Do you think the mainstream will ever turn to syrah? They have to. Syrah’s biggest misstep was to go mass market. That footprint is shrinking. The ambitions in the market are a little more modest. That’s going to allow for there to be a little more funk in the glass. They won’t have to be easy drinking. They can be challenging, the way the better pinot noirs challenge.
Comparisons to pinot are very apt. There’s mass market pinot, but you and I know that it’s hard to gravitate toward that stuff. It’s too insipid.
The same is true of syrah. If you start to really explore the flavor boundaries of syrah, you get into some very interesting places. The same guys who make great pinot are experimenting with syrah and doing similar things, like whole cluster fermentation.
Tell me about your affinity for roussanne. I’m a huge fan.
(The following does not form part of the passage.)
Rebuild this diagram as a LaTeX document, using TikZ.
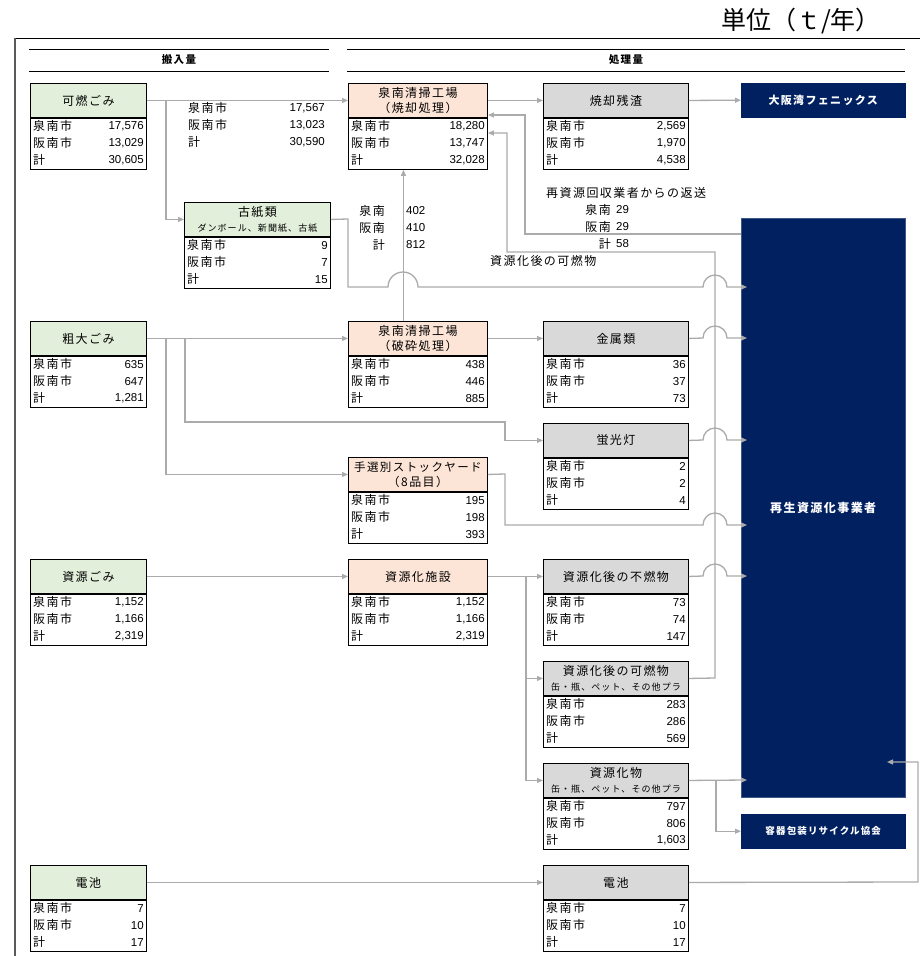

It’s a very intellectual wine and it will never be on everyone’s top shelf, but it is such a spectacular wine in California. California would be the world leader in roussanne if they’re not already. They are very demanding of those who buy them, but that is true of Meursault, that’s true of Côte-Rôtie, that’s true of Barolo. I’m not saying California roussannes are there yet — some of them are — but they could be.
What do the French think of America’s Rhône winemakers? It took them awhile to come around. At the American-French colloquium that happened in the early 1990s, it appeared to be very collegial. But it was organized by Robert Haas [of Tablas Creek], who had the foresight to transcribe the entire proceeding. It was pretty obvious that the French felt superior and, at that early stage, were never going to cede their ground.
Having said that, the place where France and California have come together with the greatest sense of ease was at Hospice du Rhône [annual event 1992-2012; became biennial in 2016]. Not only did that lead to some great relationships and friendships; it forged import companies that were founded on the picnic tables of Paso Robles as well as joint ventures, like Yves Cuilleron and Morgan Clendenen making a “world” viognier from Condrieu and the Central Coast.
There’s a younger generation in France just like there is here, and there is no reason to think that they won’t get closer together. France is just a way slower country to move in terms of wine than the United States.